The alpine city was praised for its efforts to make life easier for the disabled in four areas: the built environment, transport, information, and public facilities. Particular attention was also given to its efforts to involve people with disabilities in decision-making, who dispose of their own advisory body since 1992.

The 'EU Access City Award' was launched last year by the European Commission and the European Disability Forum (EDF), and is open to all 1,000 or so European cities with 50,000 inhabitants or more.

Last year, the prize went to Avila, in Spain. This year, there were 114 participants, double the number from last year, from 23 different member states. The other three finalists were Krakow (Poland), Marburg (Germany), and Santander (Spain).

Earlier in the day, however, the mood was less congratulatory. The economic crisis and spending cuts have hit the disabled more than most in society, according to the head of the EDF.

The opening session of the conference, organised in the run-up to the International Day for People with Disabilities on 3 December, saw Yannis Vardakastanis, the director of the EDF, a blind man, bin the speech he had prepared and make an emotional plea "from the heart" to European leaders.

"We live in an era of great paradox," he began. In 2010, he said, the EU adopted its disability strategy and the UN ratified its convention on the rights of persons with disabilities. But now, "we are faced with cuts in every aspect of our life. In the health sector, in the social services sector, everywhere we are faced with cuts. It is a very dangerous situation. We need a new plan."

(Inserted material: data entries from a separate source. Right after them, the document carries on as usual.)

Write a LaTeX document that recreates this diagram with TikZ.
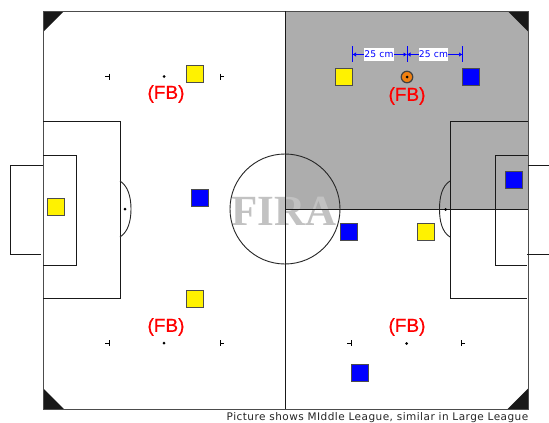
\documentclass[tikz,border=0pt]{standalone}
\usepackage{fontspec}
\setmainfont{Liberation Sans}
\newfontfamily\wmfont{Liberation Serif}
\newfontfamily\capfont[LetterSpace=4.4]{DejaVu Sans}
\newfontfamily\dimfont[LetterSpace=2]{DejaVu Sans}
\newfontfamily\fbfont[FakeBold=0.5]{Liberation Sans}
\usetikzlibrary{arrows.meta}
\definecolor{fieldgrey}{HTML}{ADADAD}
\definecolor{ballorange}{HTML}{F08010}
\tikzset{
 x=1pt,y=-1pt,
 fieldline/.style={draw=black!90,line width=1pt},
 arcline/.style={draw=black!85,line width=0.9pt},
 robot/.style={draw=black!70,line width=1pt,minimum size=17pt,inner sep=0pt,outer sep=0pt},
 yrobot/.style={robot,fill=yellow},
 brobot/.style={robot,fill=blue},
 fblabel/.style={text=red,font=\fbfont\fontsize{19}{19}\selectfont,inner sep=0pt},
 spot/.style={circle,fill=black,minimum size=3pt,inner sep=0pt},
 tick/.style={draw=black,line width=0.8pt},
 corner/.style={fill=black!90,draw=none},
 dimline/.style={draw=blue,line width=1pt},
 dimarrow/.style={draw=blue,line width=1pt,{Latex[length=3.5pt,width=4.5pt]}-{Latex[length=3.5pt,width=4.5pt]}},
 dimlabel/.style={fill=white,text=blue,font=\dimfont\fontsize{9.2}{9}\selectfont,inner sep=0pt,minimum width=27.5pt,minimum height=13pt},
}
\begin{document}
\begin{tikzpicture}
\useasboundingbox (0,0) rectangle (549,423);
\fill[white] (0,0) rectangle (549,423);
% shaded quarter
\fill[fieldgrey] (285,11) rectangle (528,209);
% watermark
\node[text=black!24,font=\wmfont\bfseries\fontsize{43}{43}\selectfont,inner sep=0pt] (wm) at (284,211) {FIRA};
% corners
\fill[corner] (43,11) -- (64,11) -- (43,32) -- cycle;
\fill[corner] (528.5,11) -- (507.5,11) -- (528.5,32) -- cycle;
\fill[corner] (43,409) -- (64,409) -- (43,388) -- cycle;
\fill[corner] (528.5,409) -- (507.5,409) -- (528.5,388) -- cycle;
% field
\draw[draw=black!70,line width=1pt] (43.5,11.5) rectangle (528.5,409.5);
\draw[fieldline] (285.5,11) -- (285.5,409);
\draw[fieldline] (285,209.5) -- (528,209.5);
\draw[arcline] (285,209) circle [radius=55];
% left side
\draw[fieldline] (43,121.5) -- (120.5,121.5) -- (120.5,298.5) -- (43,298.5);
\draw[fieldline] (43,155.5) -- (76.5,155.5) -- (76.5,265.5) -- (43,265.5);
\draw[fieldline] (43,165.5) -- (10.5,165.5) -- (10.5,254.5) -- (41,254.5);
\draw[arcline] (120,181) .. controls (128,186) and (131,197) .. (131,209) .. controls (131,221) and (128,232) .. (120,237);
% right side
\draw[fieldline] (528,121.5) -- (450.5,121.5) -- (450.5,298.5) -- (527,298.5);
\draw[fieldline] (528,155.5) -- (495.5,155.5) -- (495.5,265.5) -- (527,265.5);
\draw[fieldline] (528,165.5) -- (549,165.5);
\draw[fieldline] (527,254.5) -- (549,254.5);
\draw[arcline] (450,181) .. controls (442,186) and (439.5,197) .. (439.5,209) .. controls (439.5,221) and (442,232) .. (450,237);
% spots
\node[spot] (s1) at (125,209) {};
\node[spot] (s2) at (445.5,209.5) {};
\node[spot] (s3) at (164,76.5) {};
\node[spot] (s4) at (164,343) {};
\node[spot] (s5) at (406.5,343.5) {};
% ticks
\draw[tick] (105,76.5) -- (109,76.5) (109,73.5) -- (109,79.5);
\draw[tick] (224,76.5) -- (220,76.5) (220,73.5) -- (220,79.5);
\draw[tick] (105,343) -- (109,343) (109,340) -- (109,346);
\draw[tick] (224,343) -- (220,343) (220,340) -- (220,346);
\draw[tick] (347,343) -- (351,343) (351,340) -- (351,346);
\draw[tick] (465,343) -- (461,343) (461,340) -- (461,346);
% robots
\node[yrobot] (y1) at (195,74) {};
\node[yrobot] (y2) at (56,207) {};
\node[yrobot] (y3) at (195,299) {};
\node[yrobot] (y4) at (344,77) {};
\node[yrobot] (y5) at (426,232) {};
\node[brobot] (b1) at (200,198) {};
\node[brobot] (b2) at (471,77) {};
\node[brobot] (b3) at (514,180) {};
\node[brobot] (b4) at (349,232) {};
\node[brobot] (b5) at (360,373) {};
% ball
\node[circle,draw=black!75,fill=ballorange,line width=1.2pt,minimum size=11.5pt,inner sep=0pt] (ball) at (407,77) {};
\node[circle,fill=black,minimum size=3pt,inner sep=0pt] (ballc) at (407,77) {};
% FB labels
\node[fblabel] (f1) at (166,94) {(FB)};
\node[fblabel] (f2) at (166,327) {(FB)};
\node[fblabel] (f3) at (407,96) {(FB)};
\node[fblabel] (f4) at (407,327) {(FB)};
% dimensions
\coordinate (d1t) at (352.5,46); \coordinate (d1b) at (352.5,62);
\coordinate (d2t) at (407,46); \coordinate (d2b) at (407,62);
\coordinate (d3t) at (462.5,46); \coordinate (d3b) at (462.5,62);
\coordinate (a1) at (352.5,54.5); \coordinate (a2) at (407,54.5); \coordinate (a3) at (462.5,54.5);
\draw[dimline] (d1t) -- (d1b);
\draw[dimline] (d2t) -- (d2b);
\draw[dimline] (d3t) -- (d3b);
\draw[dimarrow] (a1) -- (a2);
\draw[dimarrow] (a2) -- (a3);
\node[dimlabel] (l1) at (379,54) {25 cm};
\node[dimlabel] (l2) at (433.5,54) {25 cm};
% caption
\node[anchor=east,font=\capfont\fontsize{10.5}{11}\selectfont,text=black!85,inner sep=0pt] (cap) at (528.5,417.5) {Picture shows MIddle League, similar in Large League};
\end{tikzpicture}
\end{document}
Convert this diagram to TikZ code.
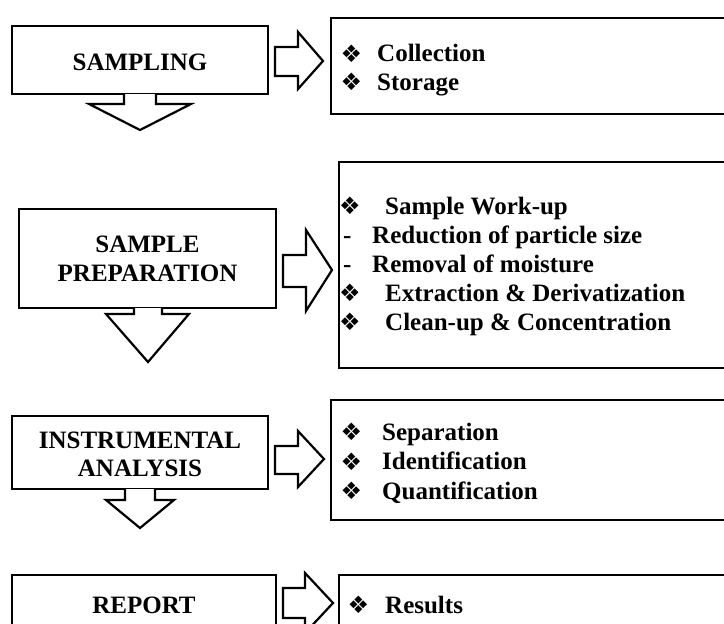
\documentclass[tikz,border=0pt]{standalone}
\usepackage{fontspec}
\setmainfont{Liberation Serif}
\newfontfamily\dv{DejaVu Sans}
\begin{document}
\begin{tikzpicture}[x=1pt,y=-1pt,
  box/.style={draw,line width=2.8pt,rectangle,inner sep=0pt,outer sep=0pt},
  head/.style={font=\fontsize{25}{29}\selectfont\bfseries,inner sep=0pt,anchor=base},
  item/.style={font=\fontsize{25}{29}\selectfont\bfseries,inner sep=0pt,anchor=base west},
  bul/.style={font=\fontsize{24}{24}\selectfont\dv,inner sep=0pt,anchor=center},
  blockarrow/.style={draw,line width=2.2pt,line join=miter,fill=white}]
\useasboundingbox (0,0) rectangle (724,624);
\clip (0,0) rectangle (724,624);

% ---------- row 1 ----------
\node[box,minimum width=256pt,minimum height=68pt] (b1) at (140,60) {};
\node[head] (t1) at (140,70) {SAMPLING};
\node[box,minimum width=440pt,minimum height=96pt] (r1) at (551,66) {};
\node[bul] (u1a) at (351.5,53.5) {❖};
\node[item] (i1a) at (377,61.5) {Collection};
\node[bul] (u1b) at (351.5,82) {❖};
\node[item] (i1b) at (377,90) {Storage};
\draw[blockarrow] (275,47) -- (298,47) -- (298,32) -- (323,61) -- (298,89) -- (298,76) -- (275,76) -- cycle;
\draw[blockarrow] (124,94) -- (124,104) -- (89,104) -- (140,130) -- (191,104) -- (156,104) -- (156,94);

% ---------- row 2 ----------
\node[box,minimum width=257pt,minimum height=99pt] (b2) at (147.5,258.5) {};
\node[head] (t2a) at (147.5,252) {SAMPLE};
\node[head] (t2b) at (147.5,281.5) {PREPARATION};
\node[box,minimum width=420pt,minimum height=206pt] (r2) at (549,265) {};
\node[bul] (u2a) at (350,206) {❖};
\node[item] (i2a) at (385,214) {Sample Work-up};
\node[item] (d2b) at (343,243) {-};
\node[item] (i2b) at (372,243) {Reduction of particle size};
\node[item] (d2c) at (343,272) {-};
\node[item] (i2c) at (372,272) {Removal of moisture};
\node[bul] (u2d) at (350,293) {❖};
\node[item] (i2d) at (385,301) {Extraction \& Derivatization};
\node[bul] (u2e) at (350,322) {❖};
\node[item] (i2e) at (385,330) {Clean-up \& Concentration};
\draw[blockarrow] (283,255) -- (306,255) -- (306,230) -- (332,270) -- (306,311) -- (306,287) -- (283,287) -- cycle;
\draw[blockarrow] (134,308) -- (134,314) -- (106,314) -- (148,362) -- (189,314) -- (162,314) -- (162,308);

% ---------- row 3 ----------
\node[box,minimum width=256pt,minimum height=73pt] (b3) at (140,452.5) {};
\node[head] (t3a) at (140,448.3) {INSTRUMENTAL};
\node[head] (t3b) at (140,476.7) {ANALYSIS};
\node[box,minimum width=440pt,minimum height=120pt] (r3) at (551,460) {};
\node[bul] (u3a) at (351.5,432) {❖};
\node[item] (i3a) at (382,440) {Separation};
\node[bul] (u3b) at (351.5,461.5) {❖};
\node[item] (i3b) at (382,469.5) {Identification};
\node[bul] (u3c) at (351.5,491) {❖};
\node[item] (i3c) at (382,499) {Quantification};
\draw[blockarrow] (275,446) -- (298,446) -- (298,431) -- (324,459) -- (298,487) -- (298,474) -- (275,474) -- cycle;
\draw[blockarrow] (125,489) -- (125,500) -- (106,500) -- (140,528) -- (174,500) -- (155,500) -- (155,489);

% ---------- row 4 ----------
\node[box,minimum width=264pt,minimum height=80pt] (b4) at (144,615) {};
\node[head] (t4) at (144,613) {REPORT};
\node[box,minimum width=420pt,minimum height=80pt] (r4) at (549,615) {};
\node[bul] (u4a) at (358.5,605) {❖};
\node[item] (i4a) at (385,613) {Results};
\draw[blockarrow] (283,588) -- (305,588) -- (305,573) -- (333,603) -- (305,633) -- (305,618) -- (283,618) -- cycle;
\end{tikzpicture}
\end{document}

"I speak for the most forgotten among the forgotten,” he continued, almost shouting. “We send a clear, strong, and loud message to all governments, to all institutions, to all those who take decisions, that the EU [needs to be] determined to protect the most vulnerable, disabled people, from the repercussions of the crisis."

Later on, John Evans, an activist with the EDF and a wheelchair user, re-iterated his statement made to EUobserver that people with disabilities are "terrified" of what may come of the austerity wave engulfing Europe.

"The UN convention was a breath of fresh air," he said, "but the utopia didn't last. Last year has been very depressing, given the hardships that people with disabilities have been through. At the moment, people are struggling."